Anti-pinch design incorporates multiple approaches. Primary protection comes from 50mm gaps between drawer sides and frame members. Secondary protection uses recessed handle designs that place hands away from closing edges. Tertiary systems employ pressure-sensitive edges that stop drawer motion if obstruction detection occurs during powered operation.

The label system’s transparent sleeves fit into extruded aluminum channels riveted to drawer fronts. Standard card dimensions are 100×150mm, visible from 5 meters. Some installations integrate QR codes linking to digital inventory systems, enabling real-time stock verification via mobile devices.

Gantry crane compatibility requires precise drawer extension characteristics. The drawer must extend fully (typically 90% of length) while supporting rated load at full extension.

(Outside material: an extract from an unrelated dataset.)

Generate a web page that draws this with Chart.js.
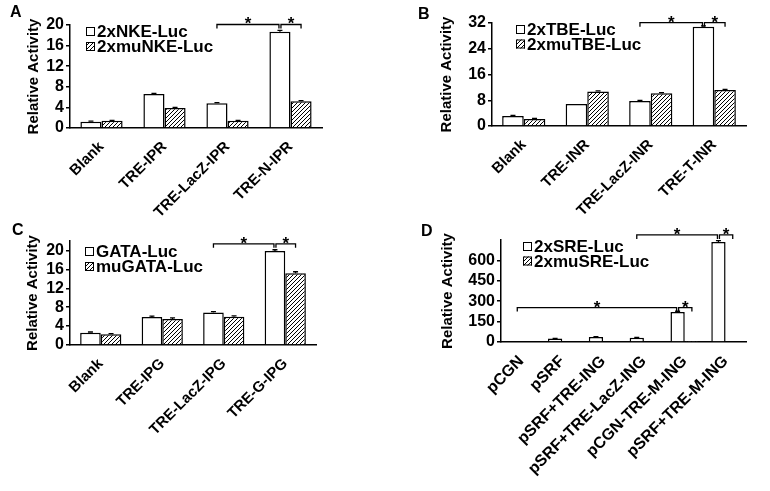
<!DOCTYPE html>
<html>
<head>
<meta charset="utf-8">
<script src="https://cdn.jsdelivr.net/npm/chart.js@4.4.1/dist/chart.umd.min.js"></script>
<style>
html, body { margin: 0; padding: 0; background: #fff; }
body { width: 770px; height: 491px; position: relative; overflow: hidden; }
canvas { position: absolute; }
</style>
</head>
<body>
<canvas id="panelA" width="385" height="220" style="left:0px;top:0px"></canvas>
<canvas id="panelB" width="385" height="220" style="left:385px;top:0px"></canvas>
<canvas id="panelC" width="385" height="271" style="left:0px;top:220px"></canvas>
<canvas id="panelD" width="385" height="271" style="left:385px;top:220px"></canvas>
<script>
Chart.defaults.color = '#000';
Chart.defaults.font.family = "'Liberation Sans', Arial, sans-serif";
Chart.defaults.font.weight = 'bold';

// panel A
const aLabels = ['Blank', 'TRE-IPR', 'TRE-LacZ-IPR', 'TRE-N-IPR'];
const aSeries = ['2xNKE-Luc', '2xmuNKE-Luc'];
const aWild = [1.2, 6.6, 4.8, 18.7];
const aMutant = [1.4, 3.9, 1.4, 5.2];
const aWildErr = [0.15, 0.12, 0.12, 0.25];
const aMutantErr = [0.08, 0.1, 0.06, 0.1];
const aTicks = [0, 4, 8, 12, 16, 20];

// panel B
const bLabels = ['Blank', 'TRE-INR', 'TRE-LacZ-INR', 'TRE-T-INR'];
const bSeries = ['2xTBE-Luc', '2xmuTBE-Luc'];
const bWild = [3.1, 6.8, 7.8, 30.8];
const bMutant = [2.2, 10.7, 10.2, 11.2];
const bWildErr = [0.2, 0, 0.15, 0.3];
const bMutantErr = [0.15, 0.2, 0.15, 0.15];
const bTicks = [0, 8, 16, 24, 32];

// panel C
const cLabels = ['Blank', 'TRE-IPG', 'TRE-LacZ-IPG', 'TRE-G-IPG'];
const cSeries = ['GATA-Luc', 'muGATA-Luc'];
const cWild = [2.6, 5.9, 6.9, 19.9];
const cMutant = [2.3, 5.5, 6.0, 15.2];
const cWildErr = [0.15, 0.2, 0.15, 0.25];
const cMutantErr = [0.1, 0.25, 0.15, 0.3];
const cTicks = [0, 4, 8, 12, 16, 20];

// panel D
const dLabels = ['pCGN', 'pSRF', 'pSRF+TRE-ING', 'pSRF+TRE-LacZ-ING', 'pCGN-TRE-M-ING', 'pSRF+TRE-M-ING'];
const dSeries = ['2xSRE-Luc', '2xmuSRE-Luc'];
const dWild = [0, 25, 37, 32, 220, 735];
const dMutant = [0, 0, 0, 0, 3, 4];
const dWildErr = [0, 2, 2, 2, 6, 10];
const dMutantErr = [0, 0, 0, 0, 0, 0];
const dTicks = [0, 150, 300, 450, 600];

function makeHatch() {
    const c = document.createElement('canvas');
    c.width = 4;
    c.height = 4;
    const g = c.getContext('2d');
    g.fillStyle = '#fff';
    g.fillRect(0, 0, 4, 4);
    g.strokeStyle = '#000';
    g.lineWidth = 1;
    g.beginPath();
    g.moveTo(0, 4); g.lineTo(4, 0);
    g.moveTo(-1, 1); g.lineTo(1, -1);
    g.moveTo(3, 5); g.lineTo(5, 3);
    g.stroke();
    return g.createPattern(c, 'repeat');
}
const hatch = makeHatch();

// error bars, significance brackets, legend and panel letter
const extrasPlugin = {
    id: 'extras',
    afterDatasetsDraw(chart, args, opts) {
        const ctx = chart.ctx;
        const yScale = chart.scales.y;
        ctx.save();
        ctx.strokeStyle = '#000';
        ctx.fillStyle = '#000';
        ctx.lineWidth = 1.3;

        opts.errors.forEach(function(errs, d) {
            const meta = chart.getDatasetMeta(d);
            const vals = chart.data.datasets[d].data;
            meta.data.forEach(function(bar, i) {
                if (!errs[i]) return;
                const top = yScale.getPixelForValue(vals[i] + errs[i]);
                ctx.beginPath();
                ctx.moveTo(bar.x, bar.y);
                ctx.lineTo(bar.x, top);
                ctx.moveTo(bar.x - 2.5, top);
                ctx.lineTo(bar.x + 2.5, top);
                ctx.stroke();
            });
        });

        ctx.font = "bold 17px 'Liberation Sans', Arial, sans-serif";
        ctx.textAlign = 'center';
        opts.brackets.forEach(function(b) {
            const x1 = chart.getDatasetMeta(b.from[1]).data[b.from[0]].x + (b.nudge ? b.nudge[0] : 0);
            const x2 = chart.getDatasetMeta(b.to[1]).data[b.to[0]].x + (b.nudge ? b.nudge[1] : 0);
            const y = yScale.getPixelForValue(b.level);
            ctx.beginPath();
            ctx.moveTo(x1, y + 4);
            ctx.lineTo(x1, y);
            ctx.lineTo(x2, y);
            ctx.lineTo(x2, y + 4);
            ctx.stroke();
            ctx.fillText('*', (x1 + x2) / 2, y + 5);
        });

        const lg = opts.legend;
        ctx.textAlign = 'left';
        ctx.textBaseline = 'alphabetic';
        ctx.font = "bold 17px 'Liberation Sans', Arial, sans-serif";
        chart.data.datasets.forEach(function(ds, i) {
            const cy = lg.y + i * lg.gap;
            ctx.fillStyle = ds.backgroundColor;
            ctx.fillRect(lg.x, cy - 4, 9, 9);
            ctx.lineWidth = 1;
            ctx.strokeRect(lg.x + 0.5, cy - 3.5, 8, 8);
            ctx.fillStyle = '#000';
            ctx.fillText(ds.label, lg.x + 11, cy + 6);
        });

        ctx.font = "bold 16px 'Liberation Sans', Arial, sans-serif";
        ctx.fillText(opts.letter.text, opts.letter.x, opts.letter.y);
        ctx.restore();
    }
};

function buildPanel(id, labels, series, wild, mutant, wildErr, mutantErr, ticks, yMax, box, extras) {
    return new Chart(document.getElementById(id), {
        type: 'bar',
        data: {
            labels: labels,
            datasets: [{
                label: series[0],
                data: wild,
                backgroundColor: '#fff',
                borderColor: '#000',
                borderWidth: 1.5,
                categoryPercentage: box.catPct,
                barPercentage: 1
            }, {
                label: series[1],
                data: mutant,
                backgroundColor: hatch,
                borderColor: '#000',
                borderWidth: 1.5,
                categoryPercentage: box.catPct,
                barPercentage: 1
            }]
        },
        options: {
            responsive: false,
            animation: false,
            layout: { padding: box.pad },
            plugins: {
                legend: { display: false },
                tooltip: { enabled: false },
                extras: {
                    errors: [wildErr, mutantErr],
                    brackets: extras.brackets,
                    legend: extras.legend,
                    letter: extras.letter
                }
            },
            scales: {
                x: {
                    grid: { display: false },
                    border: { display: true, color: '#000', width: 1.5 },
                    ticks: {
                        font: { size: box.xFont, weight: 'bold' },
                        minRotation: 45,
                        maxRotation: 45,
                        autoSkip: false,
                        padding: 2
                    },
                    afterFit: function(scale) { scale.height = box.xHeight; }
                },
                y: {
                    min: 0,
                    max: yMax,
                    afterBuildTicks: function(scale) {
                        scale.ticks = ticks.map(function(v) { return { value: v }; });
                    },
                    grid: {
                        drawOnChartArea: false,
                        drawTicks: true,
                        tickLength: 4,
                        color: '#000',
                        lineWidth: 1.5
                    },
                    border: { display: true, color: '#000', width: 1.5 },
                    ticks: { font: { size: 16, weight: 'bold' }, padding: 2, autoSkip: false },
                    title: {
                        display: true,
                        text: 'Relative Activity',
                        font: { size: 15, weight: 'bold' },
                        padding: { top: 4, bottom: 4 }
                    },
                    afterFit: function(scale) { scale.width = box.yWidth; }
                }
            }
        },
        plugins: [extrasPlugin]
    });
}

buildPanel('panelA', aLabels, aSeries, aWild, aMutant, aWildErr, aMutantErr, aTicks, 20,
    { pad: { left: 21, top: 25, right: 63, bottom: 0 }, yWidth: 49, xHeight: 92, catPct: 0.67, xFont: 15 },
    {
        brackets: [
            { from: [2, 0], to: [3, 0], level: 20.1, nudge: [0, -1] },
            { from: [3, 0], to: [3, 1], level: 20.1, nudge: [1, 0] }
        ],
        legend: { x: 86, y: 31, gap: 15 },
        letter: { text: 'A', x: 10, y: 17 }
    });

buildPanel('panelB', bLabels, bSeries, bWild, bMutant, bWildErr, bMutantErr, bTicks, 32,
    { pad: { left: 49, top: 23, right: 24, bottom: 0 }, yWidth: 58, xHeight: 94, catPct: 0.68, xFont: 15 },
    {
        brackets: [
            { from: [2, 0], to: [3, 0], level: 32.1, nudge: [0, -1] },
            { from: [3, 0], to: [3, 1], level: 32.1, nudge: [1, 0] }
        ],
        legend: { x: 131, y: 29, gap: 14.5 },
        letter: { text: 'B', x: 33, y: 19 }
    });

buildPanel('panelC', cLabels, cSeries, cWild, cMutant, cWildErr, cMutantErr, cTicks, 22,
    { pad: { left: 20, top: 21, right: 69, bottom: 0 }, yWidth: 50, xHeight: 146, catPct: 0.67, xFont: 15 },
    {
        brackets: [
            { from: [2, 0], to: [3, 0], level: 21.4, nudge: [0, -1] },
            { from: [3, 0], to: [3, 1], level: 21.4, nudge: [1, 0] }
        ],
        legend: { x: 85, y: 31, gap: 15 },
        letter: { text: 'C', x: 12, y: 15 }
    });

buildPanel('panelD', dLabels, dSeries, dWild, dMutant, dWildErr, dMutantErr, dTicks, 750,
    { pad: { left: 50, top: 20, right: 24, bottom: 0 }, yWidth: 66, xHeight: 149, catPct: 0.7, xFont: 16 },
    {
        brackets: [
            { from: [3, 0], to: [5, 0], level: 787, nudge: [0, -1] },
            { from: [5, 0], to: [5, 1], level: 787, nudge: [1, 0] },
            { from: [0, 0], to: [4, 0], level: 253, nudge: [3, -1] },
            { from: [4, 0], to: [4, 1], level: 253, nudge: [1, 0] }
        ],
        legend: { x: 138, y: 26, gap: 14.5 },
        letter: { text: 'D', x: 36, y: 16 }
    });
</script>
</body>
</html>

Rail systems include locking mechanisms at 50%, 75%, and 100% extension points, allowing precise positioning for crane loading.

Crane operators lower plates onto extended drawers using standard slings or vacuum lifters. The drawer surface includes polyurethane strips preventing metal-on-metal contact that causes scratches. Once loaded, operators release the extension lock, and the drawer retracts smoothly.

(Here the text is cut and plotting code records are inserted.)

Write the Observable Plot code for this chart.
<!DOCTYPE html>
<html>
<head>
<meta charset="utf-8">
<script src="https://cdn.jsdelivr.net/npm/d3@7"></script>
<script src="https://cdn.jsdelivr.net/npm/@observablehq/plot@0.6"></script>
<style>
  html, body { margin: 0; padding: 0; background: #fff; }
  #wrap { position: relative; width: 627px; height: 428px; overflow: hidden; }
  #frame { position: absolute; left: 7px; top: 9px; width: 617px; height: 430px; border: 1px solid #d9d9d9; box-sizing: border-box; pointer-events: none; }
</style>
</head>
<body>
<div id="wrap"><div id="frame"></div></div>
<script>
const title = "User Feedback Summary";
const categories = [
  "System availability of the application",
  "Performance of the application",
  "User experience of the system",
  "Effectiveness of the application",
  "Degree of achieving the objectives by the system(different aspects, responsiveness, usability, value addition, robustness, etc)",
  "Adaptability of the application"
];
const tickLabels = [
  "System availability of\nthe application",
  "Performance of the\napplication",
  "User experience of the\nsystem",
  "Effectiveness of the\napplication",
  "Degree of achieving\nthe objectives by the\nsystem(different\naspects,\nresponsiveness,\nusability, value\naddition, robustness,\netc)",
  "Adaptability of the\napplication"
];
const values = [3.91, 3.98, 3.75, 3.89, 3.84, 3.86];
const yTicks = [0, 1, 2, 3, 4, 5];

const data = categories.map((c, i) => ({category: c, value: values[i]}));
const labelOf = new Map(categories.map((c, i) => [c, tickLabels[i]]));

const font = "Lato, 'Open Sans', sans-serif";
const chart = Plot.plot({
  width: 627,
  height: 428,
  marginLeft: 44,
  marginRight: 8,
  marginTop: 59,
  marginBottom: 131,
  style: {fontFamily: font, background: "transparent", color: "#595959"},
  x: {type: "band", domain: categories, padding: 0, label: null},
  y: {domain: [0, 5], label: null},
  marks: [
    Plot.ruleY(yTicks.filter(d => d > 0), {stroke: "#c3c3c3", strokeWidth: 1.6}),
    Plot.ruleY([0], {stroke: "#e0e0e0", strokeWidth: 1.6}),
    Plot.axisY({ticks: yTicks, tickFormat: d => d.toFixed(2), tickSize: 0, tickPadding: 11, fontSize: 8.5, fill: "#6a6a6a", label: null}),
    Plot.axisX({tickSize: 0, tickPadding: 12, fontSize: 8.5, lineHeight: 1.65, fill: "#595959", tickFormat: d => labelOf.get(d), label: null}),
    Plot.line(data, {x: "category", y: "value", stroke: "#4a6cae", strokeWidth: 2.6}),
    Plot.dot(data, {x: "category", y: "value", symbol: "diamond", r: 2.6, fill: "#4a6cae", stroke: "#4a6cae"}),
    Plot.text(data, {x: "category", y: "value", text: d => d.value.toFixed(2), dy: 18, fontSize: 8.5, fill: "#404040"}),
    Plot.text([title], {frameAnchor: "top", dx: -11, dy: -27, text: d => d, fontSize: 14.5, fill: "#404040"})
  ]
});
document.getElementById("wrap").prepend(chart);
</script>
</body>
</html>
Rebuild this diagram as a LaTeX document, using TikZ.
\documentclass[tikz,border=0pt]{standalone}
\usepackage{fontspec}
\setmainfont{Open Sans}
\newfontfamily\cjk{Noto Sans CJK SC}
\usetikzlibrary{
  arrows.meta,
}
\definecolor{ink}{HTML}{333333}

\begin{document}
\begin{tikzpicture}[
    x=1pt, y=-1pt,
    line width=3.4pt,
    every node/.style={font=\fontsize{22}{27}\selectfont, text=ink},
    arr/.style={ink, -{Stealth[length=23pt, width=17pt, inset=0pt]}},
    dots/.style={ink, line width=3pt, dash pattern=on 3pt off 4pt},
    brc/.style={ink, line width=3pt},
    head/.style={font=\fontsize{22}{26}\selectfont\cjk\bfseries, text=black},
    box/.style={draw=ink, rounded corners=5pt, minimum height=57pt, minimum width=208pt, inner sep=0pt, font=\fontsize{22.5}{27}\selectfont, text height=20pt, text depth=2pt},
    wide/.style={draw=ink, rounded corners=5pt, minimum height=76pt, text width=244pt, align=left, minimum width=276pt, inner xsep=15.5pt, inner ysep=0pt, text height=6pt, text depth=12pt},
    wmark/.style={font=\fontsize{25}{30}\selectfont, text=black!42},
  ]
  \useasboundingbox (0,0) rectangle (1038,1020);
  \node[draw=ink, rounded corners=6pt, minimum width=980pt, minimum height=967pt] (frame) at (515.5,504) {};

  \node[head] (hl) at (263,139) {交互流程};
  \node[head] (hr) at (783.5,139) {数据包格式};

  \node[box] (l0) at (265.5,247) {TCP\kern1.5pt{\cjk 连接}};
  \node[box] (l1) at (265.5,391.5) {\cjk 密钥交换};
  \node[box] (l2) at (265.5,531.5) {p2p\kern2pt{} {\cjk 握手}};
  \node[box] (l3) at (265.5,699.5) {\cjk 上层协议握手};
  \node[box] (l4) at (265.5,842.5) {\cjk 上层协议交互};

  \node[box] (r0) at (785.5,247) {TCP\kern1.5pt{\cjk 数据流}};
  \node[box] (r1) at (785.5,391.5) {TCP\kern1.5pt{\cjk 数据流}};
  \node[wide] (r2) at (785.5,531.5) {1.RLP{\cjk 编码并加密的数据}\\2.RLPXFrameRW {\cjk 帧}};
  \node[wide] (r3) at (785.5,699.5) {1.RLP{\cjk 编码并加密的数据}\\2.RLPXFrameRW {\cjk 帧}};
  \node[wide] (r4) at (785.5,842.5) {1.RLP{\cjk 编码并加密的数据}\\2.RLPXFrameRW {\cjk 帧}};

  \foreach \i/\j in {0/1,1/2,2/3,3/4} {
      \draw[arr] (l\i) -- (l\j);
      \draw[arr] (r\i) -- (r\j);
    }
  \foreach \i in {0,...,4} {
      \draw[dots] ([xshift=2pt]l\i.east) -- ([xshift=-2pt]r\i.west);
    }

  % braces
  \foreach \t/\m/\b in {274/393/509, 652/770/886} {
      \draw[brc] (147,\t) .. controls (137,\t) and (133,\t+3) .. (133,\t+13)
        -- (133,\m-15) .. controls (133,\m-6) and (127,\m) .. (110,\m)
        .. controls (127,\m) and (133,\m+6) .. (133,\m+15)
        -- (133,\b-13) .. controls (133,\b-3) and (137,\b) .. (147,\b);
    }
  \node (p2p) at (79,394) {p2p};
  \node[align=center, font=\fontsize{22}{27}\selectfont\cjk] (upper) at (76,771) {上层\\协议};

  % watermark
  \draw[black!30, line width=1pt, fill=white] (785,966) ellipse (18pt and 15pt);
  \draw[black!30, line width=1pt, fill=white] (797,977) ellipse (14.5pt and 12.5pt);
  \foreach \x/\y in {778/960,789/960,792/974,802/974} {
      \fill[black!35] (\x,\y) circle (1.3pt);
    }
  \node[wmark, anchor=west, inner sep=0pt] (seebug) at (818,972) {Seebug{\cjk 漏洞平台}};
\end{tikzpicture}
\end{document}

Ladder truck integration focuses on stability. Platform trucks lock to the rack frame using adjustable clamps engaging the upright columns. Platform height adjusts in 100mm increments via pin locks, aligning with drawer levels from 800mm to 3000mm. Guardrails surround three sides, with the fourth side open for drawer access.

Floor preparation varies by model. The HC-B3015-63 exerts approximately 0.5 tons per square meter when fully loaded—manageable for most industrial floors. The HC-B6020-610 concentrates 3.8 tons per square meter, requiring reinforced concrete pads or steel foundation plates distributing load across wider areas.

Anchoring systems use expansion bolts for concrete floors or chemical anchors for epoxy-coated surfaces. Bolt patterns match the frame base dimensions, typically eight bolts per upright. Installation tolerances allow ±5mm vertical adjustment through leveling bolts compensating for floor irregularities.

Quarterly maintenance includes rail lubrication using lithium-complex grease rated for high-pressure applications. Inspect roller bearings for wear patterns indicating misalignment. Check drawer stops and locking mechanisms for proper engagement. Annual procedures involve ultrasonic testing of welded joints and magnaflux inspection of critical stress points.

Predictive maintenance uses acoustic monitoring for high-throughput installations. Sensors detect vibration pattern changes in rail systems, indicating bearing degradation before failure. This data-driven approach prevents unexpected downtime in facilities operating multiple shifts.